We know we are in for rainy afternoons for the next week or so, but yesterday was one of those 100deg days without the rain so we chose that day to explore Nashville. It was a short drive in and parking was easy but expensive $25 for 2 hours. In a city with no tourists like Cincinnati the parking is free!
We cycled all around the city, up the hill to the Tennessee State Capitol building
…down the steep grassy hills on our bicycles, which was great fun and through the parks etc.
We often found ourselves on the edge of town which got a bit edgy at times, especially near the penitentiary.
A strong odour of urine emanated from many a walled building in this area (well, there is a lack of public toilets in most US cities!)
Nashville and the wider state of Tennessee has an ugly past with regards to racial tension. The ku klux klan started up here in Nashville in 1868 and were still burning crosses outside African American sites up til 1979-that’s only 40 years ago-1 generation ago. There were many a public lynching here in the city’s parks with 10,000 strong crowds at times back in the late 19thcentury.
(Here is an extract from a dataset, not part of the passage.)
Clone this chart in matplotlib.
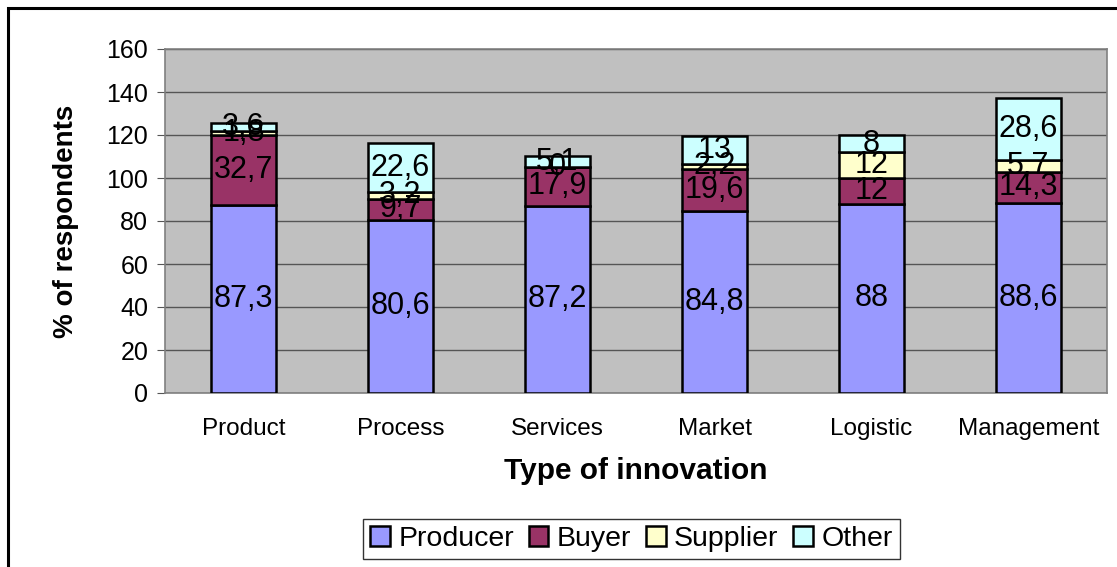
import numpy as np
import matplotlib.pyplot as plt
from matplotlib.patches import Rectangle

plt.rcParams['font.family'] = ['Liberation Sans', 'DejaVu Sans']

categories = ['Product', 'Process', 'Services', 'Market', 'Logistic', 'Management']
producer = [87.3, 80.6, 87.2, 84.8, 88, 88.6]
buyer = [32.7, 9.7, 17.9, 19.6, 12, 14.3]
supplier = [1.8, 3.2, 0, 2.2, 12, 5.7]
other = [3.6, 22.6, 5.1, 13, 8, 28.6]

series = ['Producer', 'Buyer', 'Supplier', 'Other']
colors = ['#9999FF', '#993366', '#FFFFCC', '#CCFFFF']

def fmt(v):
    s = ('%g' % v)
    return s.replace('.', ',')

fig = plt.figure(figsize=(11.17, 5.67), dpi=100)
ax = fig.add_axes([165/1117, 1 - 393/567, (1107-165)/1117, (393-49)/567])

# outer chart frame (cut off at right and bottom like the original)
fig.patches.append(Rectangle((8/1117, -0.05), 1.1, 1 - 8/567 + 0.05,
                             transform=fig.transFigure, fill=False,
                             edgecolor='black', linewidth=2.2))

ax.set_facecolor('#C0C0C0')
x = np.arange(len(categories))
bottom = np.zeros(len(categories))
for name, vals, c in zip(series, [producer, buyer, supplier, other], colors):
    vals = np.array(vals, dtype=float)
    ax.bar(x, vals, width=0.41, bottom=bottom, color=c, edgecolor='black',
           linewidth=1.8, label=name, zorder=3)
    for xi, b, v in zip(x, bottom, vals):
        ax.text(xi, b + v / 2, fmt(v), ha='center', va='center',
                fontsize=22, zorder=4)
    bottom += vals

ax.set_xlim(-0.5, len(categories) - 0.5)
ax.set_ylim(0, 160)
ax.set_yticks(range(0, 161, 20))
ax.yaxis.grid(True, color='#555555', linewidth=1)
ax.set_axisbelow(True)
ax.set_xticks(x)
ax.set_xticklabels(categories, fontsize=17.5)
ax.tick_params(axis='y', labelsize=18, length=6, color='#555555', pad=6)
ax.tick_params(axis='x', length=0, pad=18)
for sp in ax.spines.values():
    sp.set_color('#808080')
    sp.set_linewidth(1.2)

ax.set_xlabel('Type of innovation', fontsize=21.5, fontweight='bold', labelpad=12)
ax.set_ylabel('% of respondents', fontsize=20, fontweight='bold', labelpad=20)

leg = ax.legend(loc='center', bbox_to_anchor=(0.5 - 0.005, -0.425), ncol=4,
                fontsize=20.5, frameon=True, fancybox=False, handlelength=0.7,
                handleheight=0.7, handletextpad=0.3, columnspacing=0.5,
                borderpad=0.25)
leg.get_frame().set_edgecolor('black')
leg.get_frame().set_linewidth(1)

fig.savefig('out.png', dpi=100)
With all that tension here I guess that’s why music has played an important role. The southern country twangs that originated from these parts were a mix of African and Irish rhythm’s. Elvis is a classic example of bridging the gap between black and whites, he broke lots of taboo’s in his early days. Segregation was still rife here in Nashville in 1960 with separate hotels, department store changing rooms, all public facilities.
In 1970 the city had a great period of boom and growth and efforts were made by redesigning the city, facilities etc to break down the social and racial barriers.
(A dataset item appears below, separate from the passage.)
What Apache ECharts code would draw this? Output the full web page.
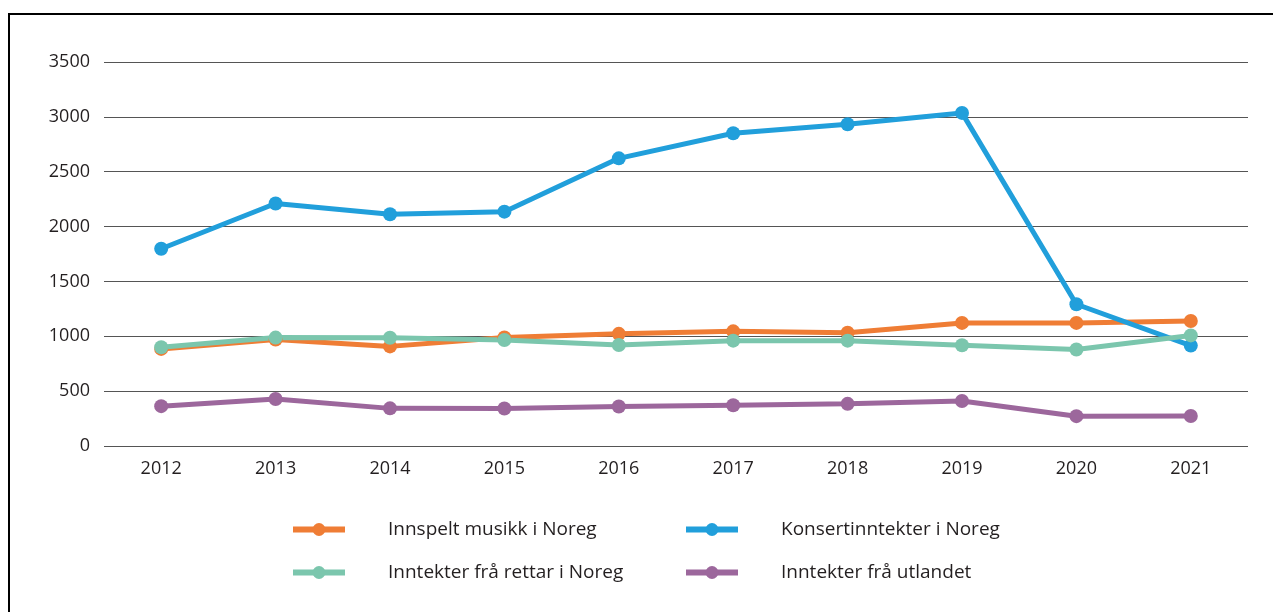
<!DOCTYPE html>
<html>
<head>
<meta charset="utf-8">
<script src="https://cdn.jsdelivr.net/npm/echarts@6/dist/echarts.min.js"></script>
<style>
  html, body { margin: 0; padding: 0; background: #fff; }
  #chart { width: 1273px; height: 612px; }
</style>
</head>
<body>
<div id="chart"></div>
<script>
const years = ['2012', '2013', '2014', '2015', '2016', '2017', '2018', '2019', '2020', '2021']
const innspelt = [885, 970, 908, 990, 1022, 1045, 1033, 1122, 1122, 1139]
const konsert = [1798, 2210, 2112, 2136, 2622, 2850, 2933, 3036, 1292, 915]
const rettar = [900, 988, 986, 966, 920, 960, 960, 918, 880, 1008]
const utlandet = [363, 428, 343, 342, 360, 372, 384, 410, 272, 274]
const seriesNames = [
  'Innspelt musikk i Noreg',
  'Konsertinntekter i Noreg',
  'Inntekter frå rettar i Noreg',
  'Inntekter frå utlandet'
]
const seriesColors = ['#ef7d35', '#219fdb', '#7bc6ad', '#9c679c']
const seriesData = [innspelt, konsert, rettar, utlandet]

const textColor = '#231f20'
const fontFamily = '"Open Sans", "Noto Sans", sans-serif'

const chart = echarts.init(document.getElementById('chart'))

const option = {
  backgroundColor: '#fff',
  animation: false,
  textStyle: { fontFamily: fontFamily },
  grid: {
    left: 104,
    right: 25,
    top: 62,
    bottom: 166
  },
  graphic: [
    {
      type: 'polyline',
      shape: { points: [[9, 612], [9, 14], [1273, 14]] },
      style: { stroke: '#000', lineWidth: 2, fill: null }
    }
  ],
  legend: {
    left: 285,
    top: 503,
    width: 820,
    itemWidth: 52,
    itemHeight: 16,
    itemGap: 0,
    data: seriesNames,
    lineStyle: { width: 6 },
    textStyle: {
      color: textColor,
      fontSize: 19,
      fontFamily: fontFamily,
      width: 295,
      lineHeight: 43,
      padding: [0, 0, 0, 38]
    }
  },
  xAxis: {
    type: 'category',
    data: years,
    boundaryGap: true,
    axisLine: { show: false },
    axisTick: { show: false },
    axisLabel: {
      color: textColor,
      fontSize: 18,
      margin: 14
    }
  },
  yAxis: {
    type: 'value',
    min: 0,
    max: 3500,
    interval: 500,
    axisLine: { show: false },
    axisTick: { show: false },
    splitLine: { lineStyle: { color: '#555', width: 1 } },
    axisLabel: {
      color: textColor,
      fontSize: 18,
      margin: 14,
      formatter: (v) => String(v)
    }
  },
  series: seriesNames.map((name, i) => ({
    name: name,
    type: 'line',
    data: seriesData[i],
    symbol: 'circle',
    symbolSize: 14,
    showSymbol: true,
    itemStyle: { color: seriesColors[i] },
    lineStyle: { width: 5, color: seriesColors[i] }
  }))
}

chart.setOption(option)
</script>
</body>
</html>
This is still a city with its problems regardless of colour-in a city with a population of 700,000 there are up to 20,000 homeless people here. We saw evidence of homeless people in the city, many of the great unwashed here seemed happy enough but some had eyes that didn’t seem to understand what they were seeing. There’s a big opioid issue here too.
Soon we found ourselves on Broadway and 2ndAve which is the music centre of Nashville.
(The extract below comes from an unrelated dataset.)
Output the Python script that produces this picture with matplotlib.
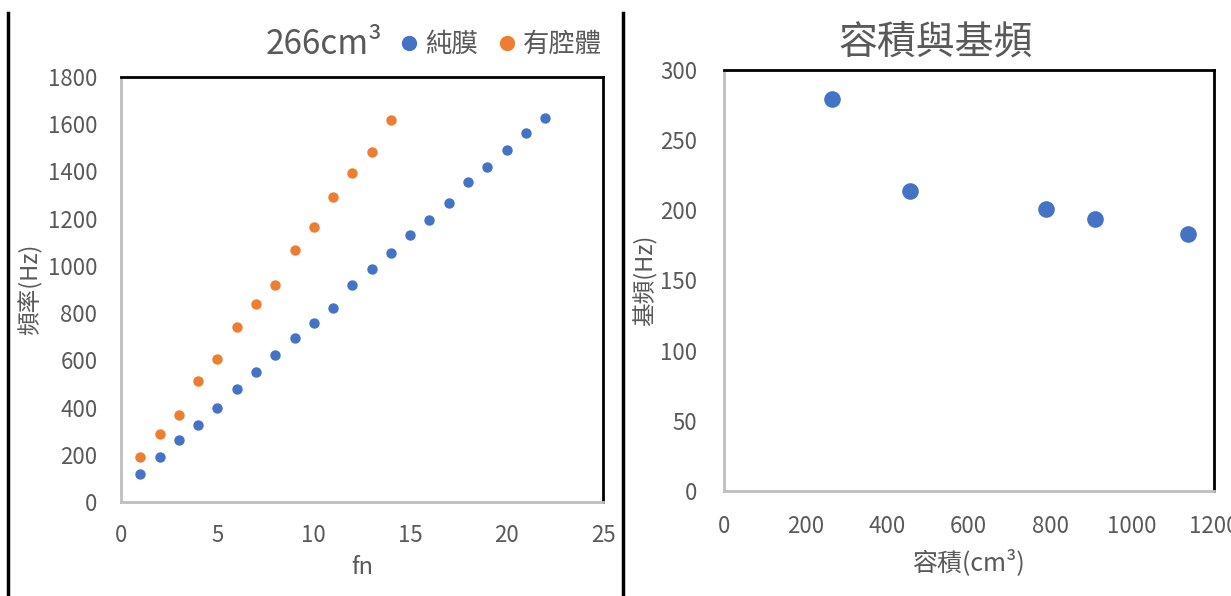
import matplotlib
matplotlib.use("Agg")
from matplotlib import pyplot as plt
from matplotlib.lines import Line2D

plt.rcParams['font.family'] = ['Noto Sans CJK TC', 'DejaVu Sans']

# left chart: harmonics of 266cm3 volume
fn_membrane = list(range(1, 23))
freq_membrane = [117, 189, 261, 325, 397, 479, 551, 623, 695, 759, 822,
                 920, 985, 1056, 1129, 1193, 1265, 1355, 1419, 1491, 1563, 1626]
fn_cavity = list(range(1, 15))
freq_cavity = [189, 289, 370, 514, 604, 740, 840, 920, 1066, 1165, 1292,
               1392, 1481, 1617]

# right chart: volume vs fundamental
volume = [266, 455, 790, 908, 1138]
fundamental = [279, 213.5, 201, 193.5, 183]

blue = '#4472C4'
orange = '#ED7D31'
gray = '#595959'

fig = plt.figure(figsize=(12.31, 5.96), dpi=100)


def style_axes(ax):
    for side in ['top', 'right']:
        ax.spines[side].set_color('black')
        ax.spines[side].set_linewidth(2)
    for side in ['left', 'bottom']:
        ax.spines[side].set_color('#BFBFBF')
        ax.spines[side].set_linewidth(2)
    ax.tick_params(length=0, labelsize=16, labelcolor=gray)


ax1 = fig.add_axes([0.0983, 0.1577, 0.3915, 0.7133])
ax1.scatter(fn_membrane, freq_membrane, s=42, color=blue, label='純膜', zorder=3)
ax1.scatter(fn_cavity, freq_cavity, s=42, color=orange, label='有腔體', zorder=3)
ax1.set_xlim(0, 25)
ax1.set_ylim(0, 1800)
ax1.set_xticks(range(0, 26, 5))
ax1.set_yticks(range(0, 1801, 200))
style_axes(ax1)
ax1.tick_params(axis='x', pad=16)
ax1.tick_params(axis='y', pad=17)
ax1.set_xlabel('fn', fontsize=17, color=gray, labelpad=6)
ax1.set_ylabel('頻率(Hz)', fontsize=17, color=gray, labelpad=4)

fig.text(0.263, 0.925, '266cm³', fontsize=24, color=gray, ha='center', va='center')
handles = [Line2D([], [], marker='o', ls='', color=blue, markersize=10),
           Line2D([], [], marker='o', ls='', color=orange, markersize=10)]
fig.legend(handles, ['純膜', '有腔體'], loc='center right', bbox_to_anchor=(0.508, 0.925),
           ncol=2, frameon=False, fontsize=19, labelcolor=gray,
           handletextpad=0.1, columnspacing=0.6, handlelength=1.0)

ax2 = fig.add_axes([0.588, 0.1762, 0.398, 0.7064])
ax2.scatter(volume, fundamental, s=120, color=blue, zorder=3)
ax2.set_xlim(0, 1200)
ax2.set_ylim(0, 300)
ax2.set_xticks(range(0, 1201, 200))
ax2.set_yticks(range(0, 301, 50))
style_axes(ax2)
ax2.tick_params(axis='x', pad=17)
ax2.tick_params(axis='y', pad=19)
ax2.set_xlabel('容積(cm³)', fontsize=18, color=gray, labelpad=8)
ax2.set_ylabel('基頻(Hz)', fontsize=17, color=gray, labelpad=2)
fig.text(0.760, 0.928, '容積與基頻', fontsize=28, color=gray, ha='center', va='center')

# page border lines
fig.add_artist(Line2D([0.0065, 0.0065], [0, 0.978], color='black', lw=2.5))
fig.add_artist(Line2D([0.506, 0.506], [0, 0.978], color='black', lw=2.5))

fig.savefig('out.png', dpi=100)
It’s a small area, just 1 block but live music thumps out of every bar, and there are many bars. Each bar that has live music playing is known as a Honky Tonk. We stopped outside and listened to the music often and it all sounded like great quality performances, although none of it is what I would call country-more easy rock.
It was around lunch time when we were exploring and it wasn’t appealing to us to spend time in any of the bars so we just rode our cycles around and listened and took it all in. Then we rode out further exploring the business district and outer streets until we felt we had pretty much seen the city, it’s not very big in size.
We could tell it would be a fun place to visit in the evening as many of the side streets had lights that would look pretty at night, and the music probably takes on a different feel with a couple of beers inside but we decided not to go back in. If a band or singer like Gillian Welsh was playing-good true Nashville country music I would have gone in to hear the likes of her, but to go in and listen to all the loud music blasting out of one honky tonk after another wasn’t enough to entice us back into the city.
Meanwhile back at the RV resort we have had trouble with one of our tyres letting out air. It’s been a comedy of errors getting the right guy out here to fix it. Today, the third person to come out finally got the issue fixed. You just can’t take chances with the tyres/wheels of these big and heavy RV’s and we pull out of here tomorrow for the smoky mountains, Dolly Parton country, so very happy to have the problem fixed.